What I want to take Buchanan on are two points, one specific and one general. Starting with the former, this quote struck me as particularly silly:
True, U.S. and British troops liberated France, Holland and Belgium from Nazi occupation. But before Britain declared war on Germany, France, Holland and Belgium did not need to be liberated. They were free. They were only invaded and occupied after Britain and France declared war on Germany – on behalf of Poland.
The portrayal of Hitler as an essentially non-expansionist and non-aggressive leader, who was only provoked into invading the Western Europe by the rash and unjustified actions of Britain in France, smacks of the worst type of historical revisionism. True, Hitler was largely set on an Eastern expansion of the Reich and on racial grounds he was fonder of the more Aryan Westerners than he was of Slavs, but no serious historian had ever argued that the Nazi masterplan involved anything else but the eventual total German domination over the whole of Europe (and eventually beyond), a sort of an European Union under a jackboot and swastika, ruled from Berlin and not Brussels.

Secondly, let’s look at the general point that fighting the war was not worth it because at the end of it Eastern and Central Europe had replaced Hitler’s tyranny with a worse tyranny of Stalin. Sadly, it appears that Buchanan knows as little about Nazism as he does about communism, a case of isolationism of one’s mind as much as of one’s politics.

To Hitler and the Nazi hierarchy, the Slavs were subhumans –untermenchen. Their plan for the conquest and colonization of the East, or finding lebensraum for the German people, involved the decapitation of local societies through extermination of their elites – basically, anyone with education above high school was to be gotten rid off to leave the masses leaderless. The rest of the population was to be kept at a slave level and over the course of one or two decades slowly worked to death, with the remainder perhaps to be eventually expelled beyond the Urals.

I have no quarrel with the view that Stalin was a bloodthirsty tyrant – he clearly killed more people than Hitler had ever managed, although partly, I’m sure, because his reign of terror lasted longer. The point though with respect to Eastern and Central Europe is that the great majority of Stalin’s victims were his own people.

No, what happened in the region from 1944 onwards was not liberation, and certainly at least hundreds of thousands of Stalin’s enemies there were murdered, millions more persecuted, and the whole populations denied a chance of freedom and prosperity for the next four and a half decades. But whereas Hitler wanted the Slavs dead, Stalin merely wanted them as his obedient subjects. I would have preferred for Poland and other countries in the region to have been liberated by the US Army, but given a choice between a continuing Nazi occupation and a Soviet “liberation”, I have no doubt which one I would choose. Had Hitler’s grand dream of the Thousand Year Reich worked out, I would not have been born. I’m sure this would have made some of my critics happy but I personally rather like being alive.
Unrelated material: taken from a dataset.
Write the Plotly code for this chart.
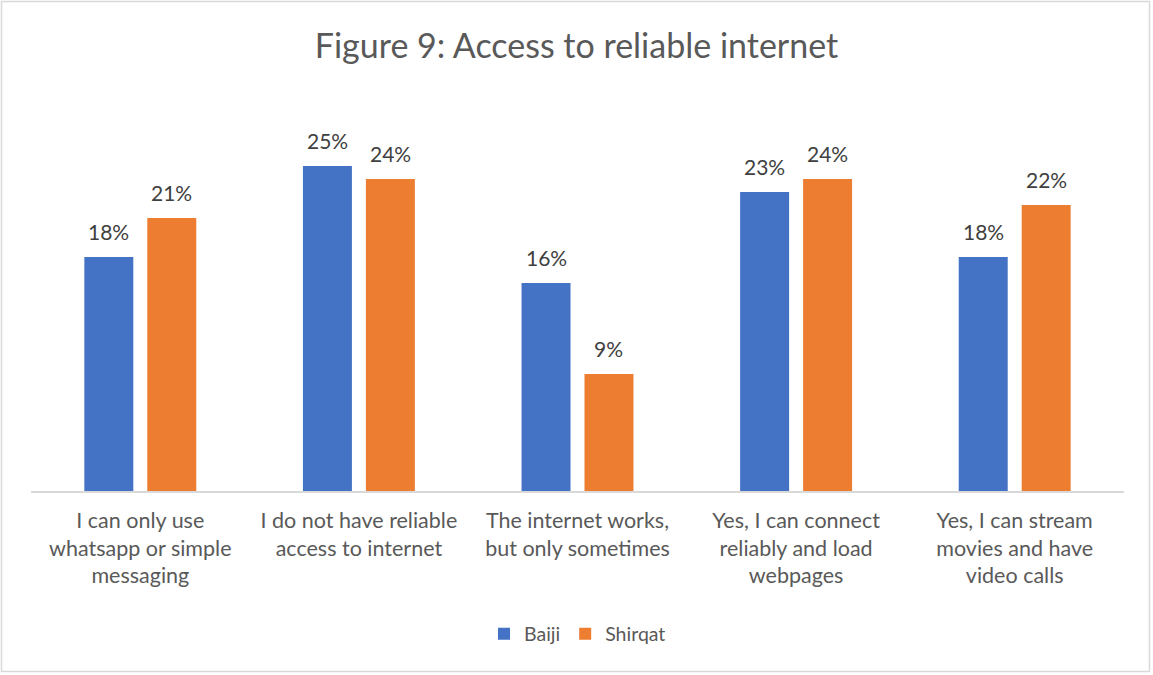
import plotly.graph_objects as go

categories = [
    "I can only use<br>whatsapp or simple<br>messaging",
    "I do not have reliable<br>access to internet",
    "The internet works,<br>but only sometimes",
    "Yes, I can connect<br>reliably and load<br>webpages",
    "Yes, I can stream<br>movies and have<br>video calls",
]
baiji = [18, 25, 16, 23, 18]
shirqat = [21, 24, 9, 24, 22]
series_names = ["Baiji", "Shirqat"]
colors = ["#4472C4", "#ED7D31"]

W, H = 1153, 675
ml, mr, mt, mb = 31, 29, 101, 184
FONT = "Lato"
TXT = "#595959"

fig = go.Figure()
for name, vals, col in zip(series_names, [baiji, shirqat], colors):
    fig.add_trace(go.Bar(name=name, x=categories, y=vals, marker_color=col,
                         marker_line_width=0))

# data labels as annotations
plot_w = W - ml - mr
cat_w = plot_w / len(categories)
slot = cat_w * (1 - 0.424) / 2
for i, vals in enumerate([baiji, shirqat]):
    shift = (i - 0.5) * slot
    for c, v in zip(categories, vals):
        fig.add_annotation(x=c, y=v, text=f"{v}%", showarrow=False,
                           xshift=shift, yshift=11, yanchor="bottom",
                           font=dict(family=FONT, size=21, color="#404040"))

fig.update_layout(
    width=W, height=H,
    margin=dict(l=ml, r=mr, t=mt, b=mb),
    paper_bgcolor="white", plot_bgcolor="white",
    barmode="group", bargap=0.424, bargroupgap=0.222,
    title=dict(text="Figure 9: Access to reliable internet", x=0.5, xanchor="center",
               y=1 - 46 / H, yanchor="middle",
               font=dict(family=FONT, size=34, color=TXT)),
    showlegend=True,
    legend=dict(orientation="h", x=0.5, xanchor="center", y=-(634 - 491) / (H - mt - mb),
                yanchor="middle", font=dict(family=FONT, size=19.5, color=TXT),
                itemsizing="constant"),
    xaxis=dict(showline=True, linecolor="#D9D9D9", linewidth=1.5, ticks="",
               tickfont=dict(family=FONT, size=21.5, color=TXT), showgrid=False,
               ticklabelstandoff=9),
    yaxis=dict(range=[0, 30], visible=False, showgrid=False),
)
fig.add_shape(type="rect", xref="paper", yref="paper",
              x0=-(ml - 1.5) / plot_w, x1=1 + (mr - 3.5) / plot_w,
              y0=-(mb - 3.5) / (H - mt - mb), y1=1 + (mt - 1.5) / (H - mt - mb),
              line=dict(color="#D9D9D9", width=1.5), layer="below")
fig.write_html("out.html", config={"displayModeBar": False},
               post_script="document.body.style.margin='0px';")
So I appreciate the suffering and the sacrifice of the hundreds of millions caught in the maelstrom of war. I understand that in practical terms there was not much that the West could have done in 1945 or after to roll back the Soviets from Eastern and Central Europe (although more honesty among the Western elites would not have gone astray), but I also appreciate that, with various degrees of determination and seriousness, the West had stood ground over the next few decades of the Cold War, to eventually see the Evil Empire collapse and thus see the Second World War finally end for us Poles and other brotherly nations.

By the way, bonus points for those who picked the allusion in the title of the post to Philip K Dick's alternative history, "The Man in the High Castle", which takes place in North America whose west coast has been occupied by the Japanese and the east coast by the Nazis, with a neutral American buffer zone stuck in between at the mercy of both. In this dystopia, a man is writing an alternative history where the Allies have actually won the war. Sadly, Pat Buchanan is writing another one, where the Allies haven't even tried.